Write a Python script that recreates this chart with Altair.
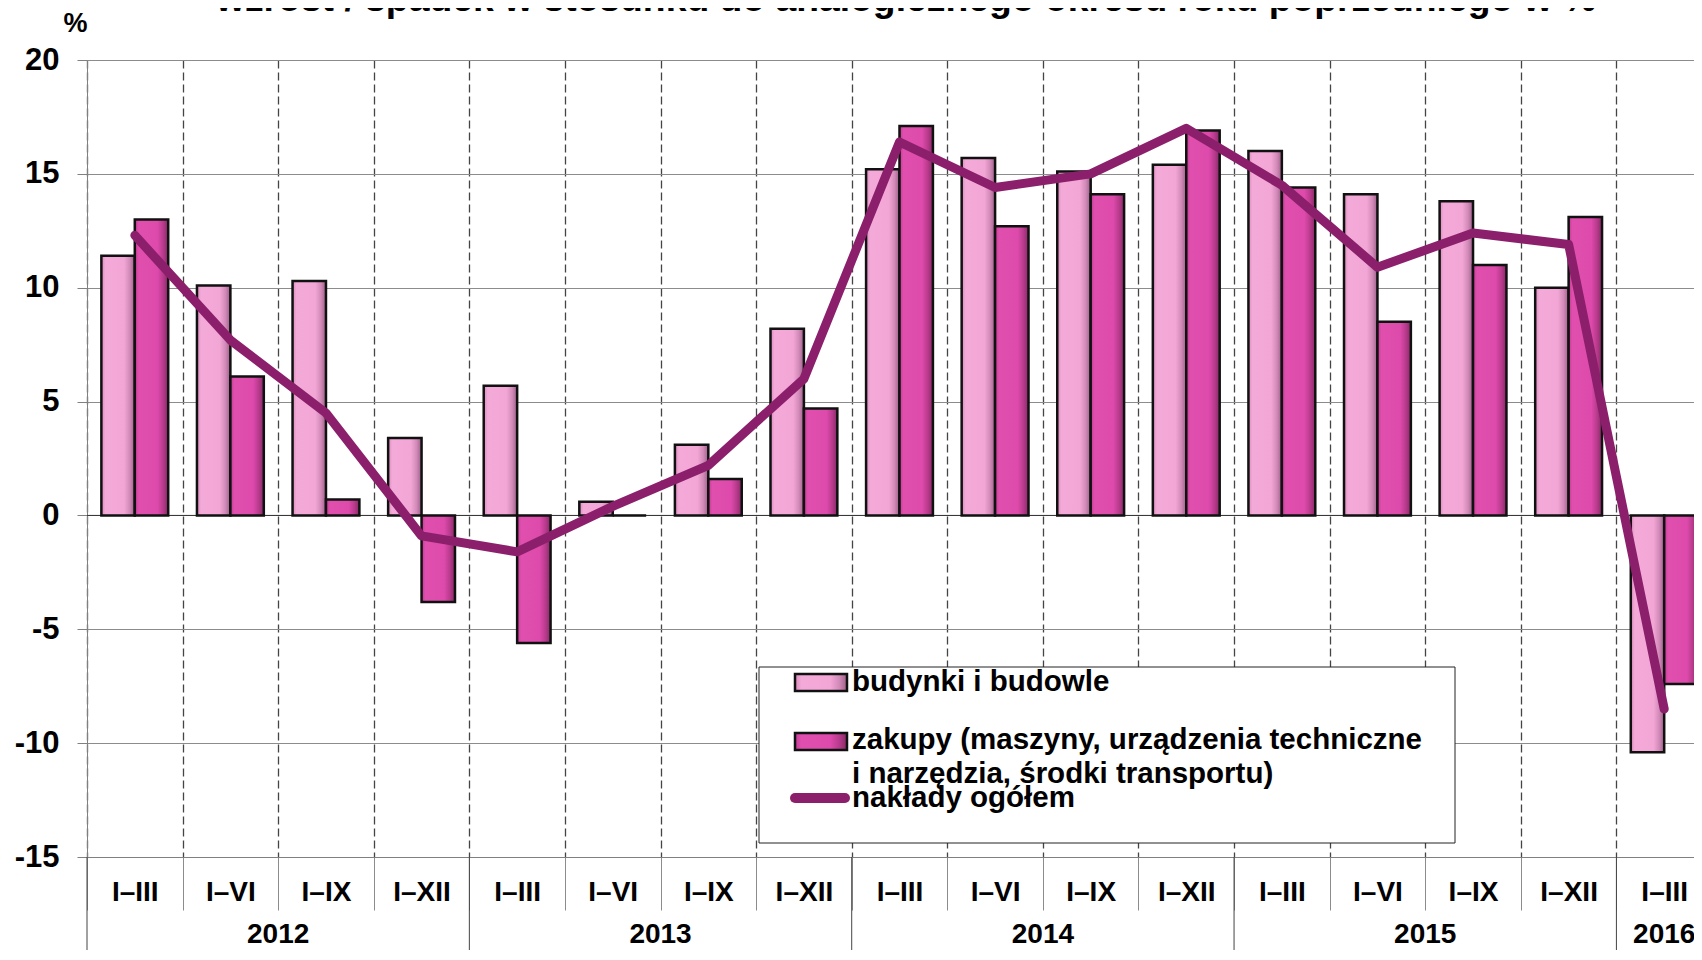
import altair as alt
import pandas as pd

# ---------------- data ----------------
years = [2012, 2013, 2014, 2015, 2016]
cat_years = [2012] * 4 + [2013] * 4 + [2014] * 4 + [2015] * 4 + [2016]
cat_periods = ["I–III", "I–VI", "I–IX", "I–XII"] * 4 + ["I–III"]
budynki = [11.4, 10.1, 10.3, 3.4, 5.7, 0.6, 3.1, 8.2, 15.2, 15.7, 15.1, 15.4, 16.0, 14.1, 13.8, 10.0, -10.4]
zakupy = [13.0, 6.1, 0.7, -3.8, -5.6, 0.0, 1.6, 4.7, 17.1, 12.7, 14.1, 16.9, 14.4, 8.5, 11.0, 13.1, -7.4]
ogolem = [12.3, 7.7, 4.5, -0.9, -1.6, 0.4, 2.2, 6.0, 16.4, 14.4, 15.0, 17.0, 14.5, 10.9, 12.4, 11.9, -8.5]
series_names = ["budynki", "zakupy"]
legend_labels = [
    "budynki i budowle",
    "zakupy (maszyny, urządzenia techniczne\ni narzędzia, środki transportu)",
    "nakłady ogółem",
]
title_text = "wzrost / spadek w stosunku do analogicznego okresu roku poprzedniego w %"
y_ticks = [-15, -10, -5, 0, 5, 10, 15, 20]

cats = [f"{y}|{p}" for y, p in zip(cat_years, cat_periods)]
wide = pd.DataFrame({"cat": cats, "budynki": budynki, "zakupy": zakupy, "ogolem": ogolem})
long_df = wide.melt(id_vars=["cat"], value_vars=series_names, var_name="series", value_name="value")

year_rows = []
for y in years:
    ycats = [c for c, cy in zip(cats, cat_years) if cy == y]
    mid = ycats[len(ycats) // 2]
    year_rows.append({"year": str(y), "first": ycats[0], "mid": mid, "full": len(ycats) > 1})
years_df = pd.DataFrame(year_rows)

# ---------------- style ----------------
FONT = "Liberation Sans, Arial, sans-serif"
W, H = 1607, 797
BAND_RANGE = 1625
LINE_COLOR = "#8B1F6B"

grad_b = alt.LinearGradient(
    gradient="linear", x1=0, x2=1, y1=0, y2=0,
    stops=[
        alt.GradientStop(color="#d68ab9", offset=0),
        alt.GradientStop(color="#f4aad9", offset=0.12),
        alt.GradientStop(color="#f2a6d6", offset=0.68),
        alt.GradientStop(color="#d28ab9", offset=0.85),
        alt.GradientStop(color="#9e5f88", offset=1),
    ],
)
grad_z = alt.LinearGradient(
    gradient="linear", x1=0, x2=1, y1=0, y2=0,
    stops=[
        alt.GradientStop(color="#c23c93", offset=0),
        alt.GradientStop(color="#e04fae", offset=0.12),
        alt.GradientStop(color="#dd4aab", offset=0.68),
        alt.GradientStop(color="#b83a8c", offset=0.85),
        alt.GradientStop(color="#862a66", offset=1),
    ],
)

xscale = alt.Scale(domain=cats, range=[0, BAND_RANGE], paddingInner=0, paddingOuter=0)
yscale = alt.Scale(domain=[-15, 20], nice=False, zero=False)

x_axis = alt.Axis(
    tickBand="extent", grid=True, gridDash=[8, 4], gridColor="#444444", gridWidth=1.3,
    ticks=True, tickSize=53, tickColor="#8c8c8c", tickWidth=1,
    domain=True, domainColor="#808080",
    labelExpr="split(datum.label, '|')[1]", labelFont=FONT, labelFontSize=28,
    labelFontWeight="bold", labelColor="black", labelPadding=-18, labelBaseline="middle",
    labelAngle=0, labelOverlap=False, title=None,
)
y_axis = alt.Axis(
    values=y_ticks, labelExpr="'' + datum.value", labelFont=FONT, labelFontSize=31,
    labelFontWeight="bold", labelColor="black", labelPadding=18, tickSize=10,
    tickColor="#808080", domainColor="#808080", grid=True, gridColor="#8c8c8c",
    title="%", titleAngle=0, titleX=-12, titleY=-37, titleAlign="center",
    titleBaseline="middle", titleFont=FONT, titleFontSize=27, titleFontWeight="bold",
    titleColor="black",
)


def X(field, **kw):
    return alt.X(field, scale=xscale, axis=x_axis, **kw)


def Y(field):
    return alt.Y(field, scale=yscale, axis=y_axis)


xoff = alt.XOffset("series:N", scale=alt.Scale(domain=series_names, paddingInner=0, paddingOuter=0.43))

zero_rule = alt.Chart(pd.DataFrame({"v": [0]})).mark_rule(color="#333333", strokeWidth=1).encode(
    y=Y("v:Q")
)

bars_b = alt.Chart(long_df).transform_filter("datum.series == 'budynki'").mark_bar(
    fill=grad_b, stroke="#111111", strokeWidth=2.5
).encode(x=X("cat:N"), xOffset=xoff, y=Y("value:Q"))
bars_z = alt.Chart(long_df).transform_filter("datum.series == 'zakupy'").mark_bar(
    fill=grad_z, stroke="#111111", strokeWidth=2.5
).encode(x=X("cat:N"), xOffset=xoff, y=Y("value:Q"))
line = alt.Chart(wide).mark_line(color=LINE_COLOR, strokeWidth=9, strokeCap="round", strokeJoin="round").encode(
    x=X("cat:N"), y=Y("ogolem:Q")
)

year_sep = alt.Chart(years_df).mark_rule(color="#444444", strokeWidth=1).encode(
    x=X("first:N", bandPosition=0),
    y=alt.value(H), y2=alt.value(H + 110),
)
year_txt_full = alt.Chart(years_df).transform_filter("datum.full").mark_text(
    font=FONT, fontSize=28, fontWeight="bold", color="black", baseline="middle", align="center"
).encode(x=X("mid:N", bandPosition=0), y=alt.value(H + 78), text="year:N")
year_txt_single = alt.Chart(years_df).transform_filter("!datum.full").mark_text(
    font=FONT, fontSize=28, fontWeight="bold", color="black", baseline="middle", align="center"
).encode(x=X("mid:N", bandPosition=0.5), y=alt.value(H + 78), text="year:N")

# ---------------- legend (drawn inside plot) ----------------
one = pd.DataFrame({"k": [0]})
leg_box = alt.Chart(one).mark_rect(fill="white", stroke="#222222", strokeWidth=1).encode(
    x=alt.value(672), x2=alt.value(1368), y=alt.value(607), y2=alt.value(783)
)
leg_sw1 = alt.Chart(one).mark_rect(fill=grad_b, stroke="#111111", strokeWidth=2.5).encode(
    x=alt.value(708), x2=alt.value(760), y=alt.value(614), y2=alt.value(631)
)
leg_sw2 = alt.Chart(one).mark_rect(fill=grad_z, stroke="#111111", strokeWidth=2.5).encode(
    x=alt.value(708), x2=alt.value(760), y=alt.value(673), y2=alt.value(690)
)
leg_sw3 = alt.Chart(one).mark_rule(color=LINE_COLOR, strokeWidth=10, strokeCap="round").encode(
    x=alt.value(708), x2=alt.value(758), y=alt.value(738)
)
leg_txt_style = dict(font=FONT, fontSize=29.5, fontWeight="bold", color="black", align="left",
                     baseline="alphabetic", lineBreak="\n", lineHeight=34)
leg_t1 = alt.Chart(pd.DataFrame({"t": [legend_labels[0]]})).mark_text(**leg_txt_style).encode(
    x=alt.value(765), y=alt.value(631), text="t:N")
leg_t2 = alt.Chart(pd.DataFrame({"t": [legend_labels[1]]})).mark_text(**leg_txt_style).encode(
    x=alt.value(765), y=alt.value(689), text="t:N")
leg_t3 = alt.Chart(pd.DataFrame({"t": [legend_labels[2]]})).mark_text(**leg_txt_style).encode(
    x=alt.value(765), y=alt.value(747), text="t:N")

title = alt.Chart(pd.DataFrame({"t": [title_text]})).mark_text(
    font=FONT, fontSize=37.3, fontWeight="bold", color="black", align="center", baseline="alphabetic"
).encode(x=alt.value(819), y=alt.value(-49), text="t:N")

chart = alt.layer(
    zero_rule, bars_b, bars_z, line, year_sep, year_txt_full, year_txt_single,
    leg_box, leg_sw1, leg_sw2, leg_sw3, leg_t1, leg_t2, leg_t3, title,
).properties(
    width=W, height=H,
    autosize=alt.AutoSizeParams(type="none"),
    padding={"left": 79, "top": 52, "right": 0, "bottom": 93},
).configure_view(stroke=None).configure(background="white")

chart.save("out.html", embed_options={"renderer": "svg", "actions": False})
———
▶ Instruction: Please take the lines from the beginning of the data above through the line holding "years_df = pd.DataFrame(year_rows)" and transcribe them exactly, without any pictures.

▶ Exercise response:
Write a Python script that recreates this chart with Altair.
import altair as alt
import pandas as pd

# ---------------- data ----------------
years = [2012, 2013, 2014, 2015, 2016]
cat_years = [2012] * 4 + [2013] * 4 + [2014] * 4 + [2015] * 4 + [2016]
cat_periods = ["I–III", "I–VI", "I–IX", "I–XII"] * 4 + ["I–III"]
budynki = [11.4, 10.1, 10.3, 3.4, 5.7, 0.6, 3.1, 8.2, 15.2, 15.7, 15.1, 15.4, 16.0, 14.1, 13.8, 10.0, -10.4]
zakupy = [13.0, 6.1, 0.7, -3.8, -5.6, 0.0, 1.6, 4.7, 17.1, 12.7, 14.1, 16.9, 14.4, 8.5, 11.0, 13.1, -7.4]
ogolem = [12.3, 7.7, 4.5, -0.9, -1.6, 0.4, 2.2, 6.0, 16.4, 14.4, 15.0, 17.0, 14.5, 10.9, 12.4, 11.9, -8.5]
series_names = ["budynki", "zakupy"]
legend_labels = [
    "budynki i budowle",
    "zakupy (maszyny, urządzenia techniczne\ni narzędzia, środki transportu)",
    "nakłady ogółem",
]
title_text = "wzrost / spadek w stosunku do analogicznego okresu roku poprzedniego w %"
y_ticks = [-15, -10, -5, 0, 5, 10, 15, 20]

cats = [f"{y}|{p}" for y, p in zip(cat_years, cat_periods)]
wide = pd.DataFrame({"cat": cats, "budynki": budynki, "zakupy": zakupy, "ogolem": ogolem})
long_df = wide.melt(id_vars=["cat"], value_vars=series_names, var_name="series", value_name="value")

year_rows = []
for y in years:
    ycats = [c for c, cy in zip(cats, cat_years) if cy == y]
    mid = ycats[len(ycats) // 2]
    year_rows.append({"year": str(y), "first": ycats[0], "mid": mid, "full": len(ycats) > 1})
years_df = pd.DataFrame(year_rows)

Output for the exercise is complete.